It amazes me. Most freestyle riders own short (sub-158cm) boards, usually rockered that are slow, soft and lack pop. The incredible thing is that nearly all of the riders that hit huge jumps ride larger, cambered boards because without them they simply cannot generate the speed or spin required to be competitive, let alone knowing how to carve.
A quick note on "street" snowboarding (bungee based, handrail or roof-drop, redirect driven riding): while I think it is dangerous, borderline irresponsible to encourage riders to emulate this type of riding (I have two mangled fingers that I can use as evidence of its dangers) I do admire the "do it yourself / anti establishment" spirit of it all. Skiers are now copying this type of riding, but snowboarders invented it (well, skateboarders, but still...). This type of riding removes the need for a lift ticket and cuts the resorts out entirely, making an otherwise ludicrously expensive, for-the-privileged sport accessible to those of very modest means.
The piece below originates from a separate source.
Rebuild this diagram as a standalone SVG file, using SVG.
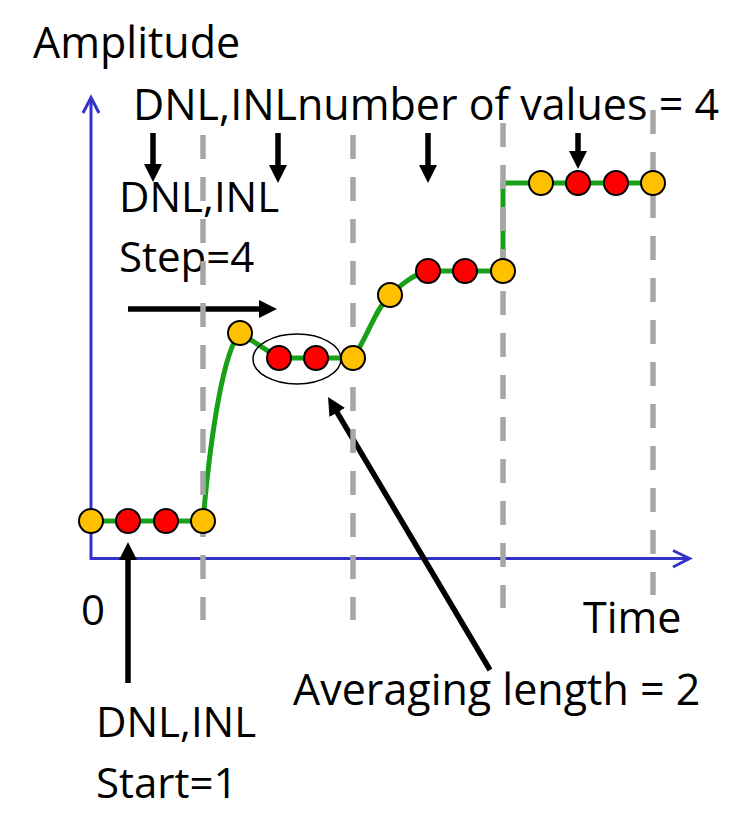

There are literally sponsored riders who have very rarely been to a resort, who will switch smith-grind a double kink like no tomorrow, or boost off a roof top and crank out a 900. I think this is very punk-rock, for lack of a better phrase. Just as punks made loud, innovative music by removing the need for music lessons that many of them could not afford, snowboarding is innovating by removing the need for access to mountains, expensive training camps, condos near resorts, and all the other "lucky sperm club" benefits of being affluent. This is particularly true of hardboot based racing: if your parents cannot enroll you in a program, buy you competitive equipment, get you in gates several times a week, etc... you likely will never be competitive on a national / international level, baring extraordinary talent, of course. A $2000 Kessler is simply out of the realm of affordability to most parents, let alone their kids. For adults, probably still true.
I would not recommend street based riding to anyone, however: frozen concrete makes the hardest snow seem like powder. I think it is important to recognize that snowboarding continues to be an innovative presence in the alpine scene, even if the innovation is the removal of the alpine scene. Skiing cannot say the same in this regard.
Still, obviously, I think carve based riding offers more to the long term success of snowboarding.